Should I read a book? What skills are important for me?

I’m already somewhat familiar with the Blender interface, and I’m in the process of doing tons of tutorials to learn a couple of tricks.

I’m learning Blender to produce high quality fantasy pictures and maybe very short videos in the future. The images will decorate a website or two. I anticipate the need of modelling, texturing, composing characters (not only humans), a few monsters (yea, the good ol’ mountain trolls you guys are probably eager to see :wink: ), but mainly weapons, everyday gadgets (ink pots, magical furnitures, chairs, houses, bags, jewelry, etc.), and finally, some detailed wide landscapes.

It is important to me to understand what I’m doing and not just point and click. However, I realized it is unseen among amateurs to read basic books about CGI or 3D in general. Is it unnecessary? What books could I benefit from that are not related to Blender?

In general, what skills do you guys recommend for me? Thank you for your time.

I wouldn’t really say the books are necessary.

A few tutorials and a lot of dedication can get you a long way :wink:

books are not bad since some books cover the process and concepts.
In particular for animation this can be very valuable.

Tutorials are great for technical skill build up, but they never really teach
you much about concept, besides those few which focus on that.

The problem is that there are not many good books to be honest.

What I would advise you is just learn through creating work and maturing you
skills and perception this way.

You do not learn by following steps, but by creating work, receiving feedback,
and applying the suggested improvements.

Being submerged in a CG community is the best way to learn.

This book is basic - but universal. It is a good read. In particular after reading
watch animation movies and analyse what they did with the gained knowledge.

This book is also basic but quite universal.

But after all all 3d CG wizard skills do not help, when you have nothing to say.

The story, the meaning, the justification of your creation is internally more important than any
technical finess.

You can tell a great story with limited technical skills and it will work.
But no technical skill will make up for the lack of story.

Just use Blender a lot. Sooner or later it will all start to click, the wiki will make sense, as will tutorials. I suggest a small project with specific goals, like learning texturing, sculpting, compo, etc. It will be a PITA guaranteed, but ask questions in the support section and keep plugging along.

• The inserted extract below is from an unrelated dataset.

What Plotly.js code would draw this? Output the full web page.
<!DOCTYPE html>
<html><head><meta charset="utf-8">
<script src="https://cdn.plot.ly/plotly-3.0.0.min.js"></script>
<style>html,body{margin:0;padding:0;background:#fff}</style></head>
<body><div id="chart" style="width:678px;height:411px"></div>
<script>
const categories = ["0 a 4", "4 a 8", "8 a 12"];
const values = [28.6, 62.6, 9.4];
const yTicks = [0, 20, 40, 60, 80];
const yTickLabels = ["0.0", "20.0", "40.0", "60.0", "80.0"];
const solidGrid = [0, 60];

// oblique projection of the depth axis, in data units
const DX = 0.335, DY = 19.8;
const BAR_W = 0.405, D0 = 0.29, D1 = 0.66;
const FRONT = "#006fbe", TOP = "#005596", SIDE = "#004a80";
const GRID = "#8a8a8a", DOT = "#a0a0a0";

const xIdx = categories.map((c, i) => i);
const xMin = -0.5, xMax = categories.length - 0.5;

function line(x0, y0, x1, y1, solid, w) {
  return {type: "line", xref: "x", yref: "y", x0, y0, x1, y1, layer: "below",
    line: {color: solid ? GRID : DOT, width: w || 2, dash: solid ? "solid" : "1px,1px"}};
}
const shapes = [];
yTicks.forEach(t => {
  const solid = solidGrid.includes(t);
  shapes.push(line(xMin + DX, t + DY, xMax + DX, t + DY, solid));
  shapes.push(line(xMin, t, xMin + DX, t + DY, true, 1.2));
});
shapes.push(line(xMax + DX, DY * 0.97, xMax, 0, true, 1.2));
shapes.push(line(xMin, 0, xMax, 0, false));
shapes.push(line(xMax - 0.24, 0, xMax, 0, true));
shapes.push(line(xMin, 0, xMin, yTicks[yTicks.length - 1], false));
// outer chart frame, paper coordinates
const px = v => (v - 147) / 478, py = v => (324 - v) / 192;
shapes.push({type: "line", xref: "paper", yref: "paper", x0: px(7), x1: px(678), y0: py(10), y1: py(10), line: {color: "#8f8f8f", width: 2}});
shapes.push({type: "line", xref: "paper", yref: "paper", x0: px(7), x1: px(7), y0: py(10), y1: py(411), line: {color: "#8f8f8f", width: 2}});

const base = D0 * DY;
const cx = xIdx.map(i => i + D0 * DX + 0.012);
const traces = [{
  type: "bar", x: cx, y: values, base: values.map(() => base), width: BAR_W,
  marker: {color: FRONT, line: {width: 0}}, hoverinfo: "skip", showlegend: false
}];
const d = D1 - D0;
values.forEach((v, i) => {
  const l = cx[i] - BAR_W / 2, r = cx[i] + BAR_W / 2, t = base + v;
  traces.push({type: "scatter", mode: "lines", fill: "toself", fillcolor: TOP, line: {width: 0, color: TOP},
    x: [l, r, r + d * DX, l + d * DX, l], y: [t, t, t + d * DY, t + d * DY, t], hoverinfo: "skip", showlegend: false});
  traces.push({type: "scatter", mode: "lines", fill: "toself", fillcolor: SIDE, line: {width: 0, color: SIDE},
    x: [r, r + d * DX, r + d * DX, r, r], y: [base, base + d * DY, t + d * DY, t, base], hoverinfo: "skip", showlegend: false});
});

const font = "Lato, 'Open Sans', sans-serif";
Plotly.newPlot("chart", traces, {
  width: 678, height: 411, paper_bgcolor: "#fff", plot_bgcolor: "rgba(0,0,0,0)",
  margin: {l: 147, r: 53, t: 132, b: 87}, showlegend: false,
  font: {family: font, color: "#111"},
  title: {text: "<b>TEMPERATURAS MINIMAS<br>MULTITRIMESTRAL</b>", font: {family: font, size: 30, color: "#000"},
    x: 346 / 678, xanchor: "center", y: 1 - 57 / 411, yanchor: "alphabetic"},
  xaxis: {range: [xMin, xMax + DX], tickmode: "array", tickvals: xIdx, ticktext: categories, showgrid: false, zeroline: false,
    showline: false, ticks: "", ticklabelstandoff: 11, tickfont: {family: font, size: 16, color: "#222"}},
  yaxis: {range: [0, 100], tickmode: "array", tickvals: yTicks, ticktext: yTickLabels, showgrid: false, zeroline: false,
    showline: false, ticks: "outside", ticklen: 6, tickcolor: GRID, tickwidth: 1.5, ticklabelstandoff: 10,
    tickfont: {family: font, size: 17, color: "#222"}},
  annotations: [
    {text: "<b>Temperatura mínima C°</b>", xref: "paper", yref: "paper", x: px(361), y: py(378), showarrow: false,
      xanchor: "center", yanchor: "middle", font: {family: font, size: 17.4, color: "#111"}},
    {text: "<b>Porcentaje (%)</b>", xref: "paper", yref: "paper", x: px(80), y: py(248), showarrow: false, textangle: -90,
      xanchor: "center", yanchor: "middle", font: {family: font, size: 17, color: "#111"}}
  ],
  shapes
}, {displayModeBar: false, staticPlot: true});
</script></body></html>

Thank you guys! I admit I foresaw this kind of responses. :slight_smile:

cekuhnen, I’m studying this stuff to tell a story. Even 2D traditional art would suffice too for the graphics, but I found modelling and texturing to be a lot more technical. Fits my geeky approaches, I’m not much of an artist in its common sense. Can it be a huge disadvantage?

jay, you’re suggesting one can get along without theory. Does that make the experience a PITA?

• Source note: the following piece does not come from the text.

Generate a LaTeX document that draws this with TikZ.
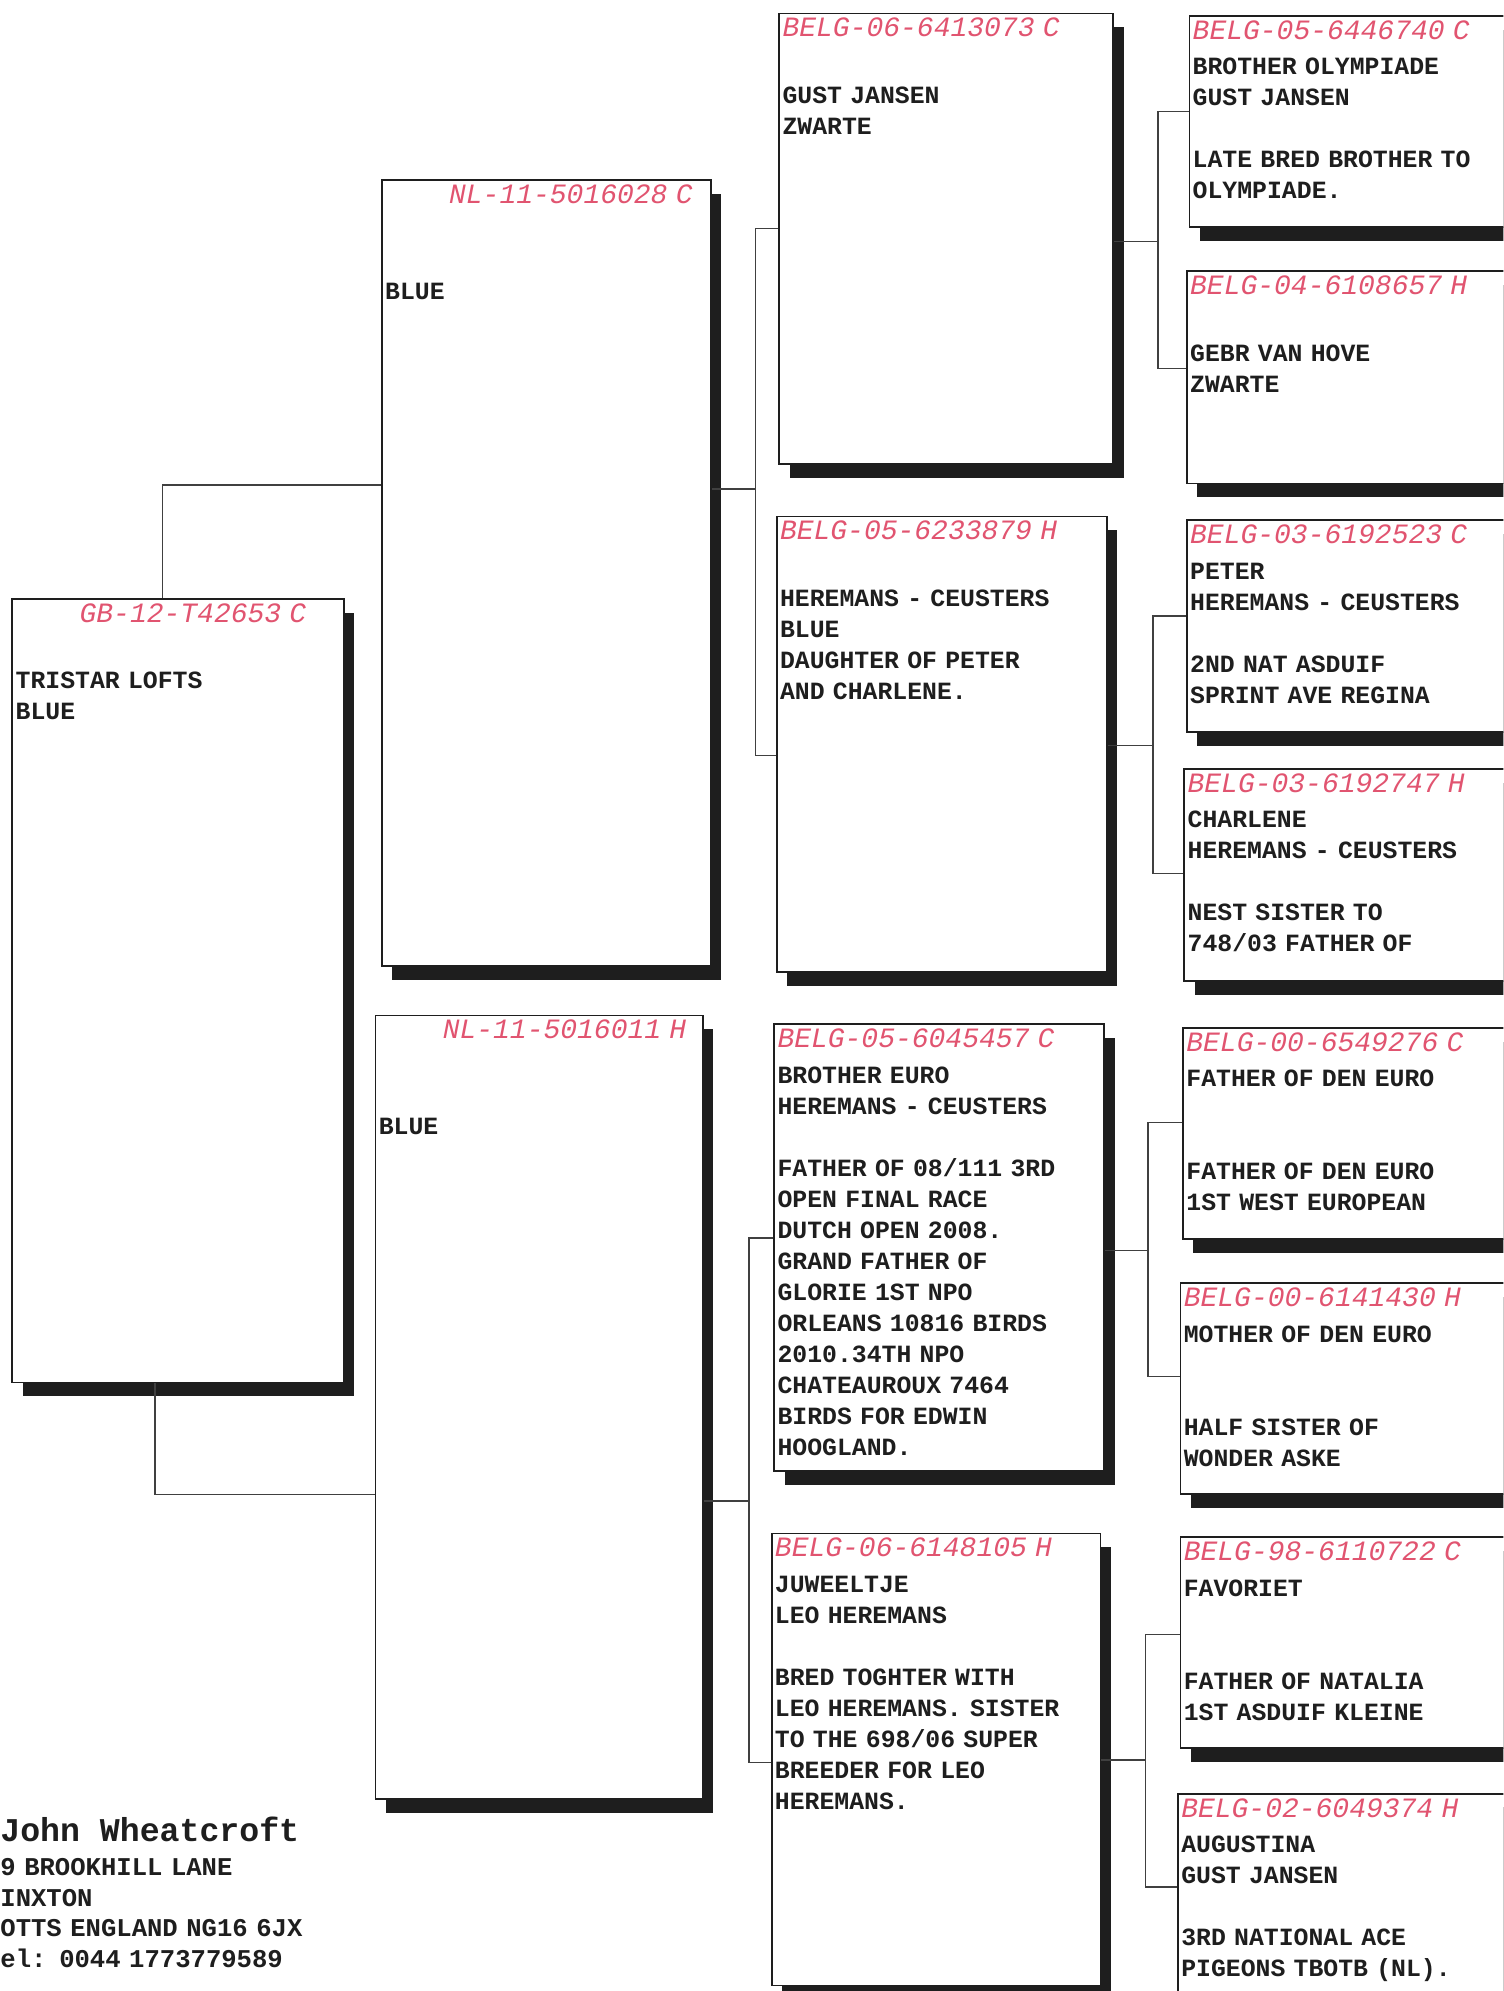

In my experience, you can read about it all day long, but you won’t understand most of it until you are a bit comfortable with the program, at which point it all clicks, even new tools and ideas. I would check out the Blender Foundation DVDs as well as Blendercookie.

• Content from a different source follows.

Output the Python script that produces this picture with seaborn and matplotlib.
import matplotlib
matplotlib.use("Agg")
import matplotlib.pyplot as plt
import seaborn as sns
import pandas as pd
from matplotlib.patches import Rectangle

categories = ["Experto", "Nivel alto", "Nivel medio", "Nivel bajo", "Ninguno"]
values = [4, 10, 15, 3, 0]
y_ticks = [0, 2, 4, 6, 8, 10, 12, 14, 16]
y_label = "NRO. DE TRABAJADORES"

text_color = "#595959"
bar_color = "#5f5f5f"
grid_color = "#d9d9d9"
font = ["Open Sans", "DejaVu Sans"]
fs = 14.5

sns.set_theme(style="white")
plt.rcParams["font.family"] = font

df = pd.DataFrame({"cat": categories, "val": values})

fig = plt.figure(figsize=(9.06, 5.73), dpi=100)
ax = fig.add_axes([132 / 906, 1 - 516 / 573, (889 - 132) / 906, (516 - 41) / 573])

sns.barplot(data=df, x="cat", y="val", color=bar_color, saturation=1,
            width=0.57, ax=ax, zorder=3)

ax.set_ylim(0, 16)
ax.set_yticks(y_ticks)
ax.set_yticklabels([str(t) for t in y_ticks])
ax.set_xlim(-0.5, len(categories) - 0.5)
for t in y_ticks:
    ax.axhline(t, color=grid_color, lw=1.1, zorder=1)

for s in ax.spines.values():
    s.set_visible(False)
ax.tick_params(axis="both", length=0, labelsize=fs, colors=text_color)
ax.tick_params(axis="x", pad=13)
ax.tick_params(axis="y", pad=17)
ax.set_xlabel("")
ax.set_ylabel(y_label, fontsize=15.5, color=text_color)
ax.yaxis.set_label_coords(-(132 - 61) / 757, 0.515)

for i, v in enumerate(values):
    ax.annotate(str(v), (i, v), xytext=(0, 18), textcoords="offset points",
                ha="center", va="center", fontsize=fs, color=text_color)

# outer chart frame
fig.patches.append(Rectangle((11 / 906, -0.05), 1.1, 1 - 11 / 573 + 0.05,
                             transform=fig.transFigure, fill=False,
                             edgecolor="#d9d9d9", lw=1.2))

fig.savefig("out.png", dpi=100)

Very helpful, thank you. I checked out your videos and arts, nice work! :slight_smile:

Thanks, actually the character in my vimeo page is my own little project to learn Blender- I set up goals and what I wanted to learn, then just went through and made him, and bugged a lot of people along the way! Looking back at the file its a total train wreck but it served it’s purpose :slight_smile: Opening Blender these days is no longer anxiety-inducing haha. Good luck and keep at it!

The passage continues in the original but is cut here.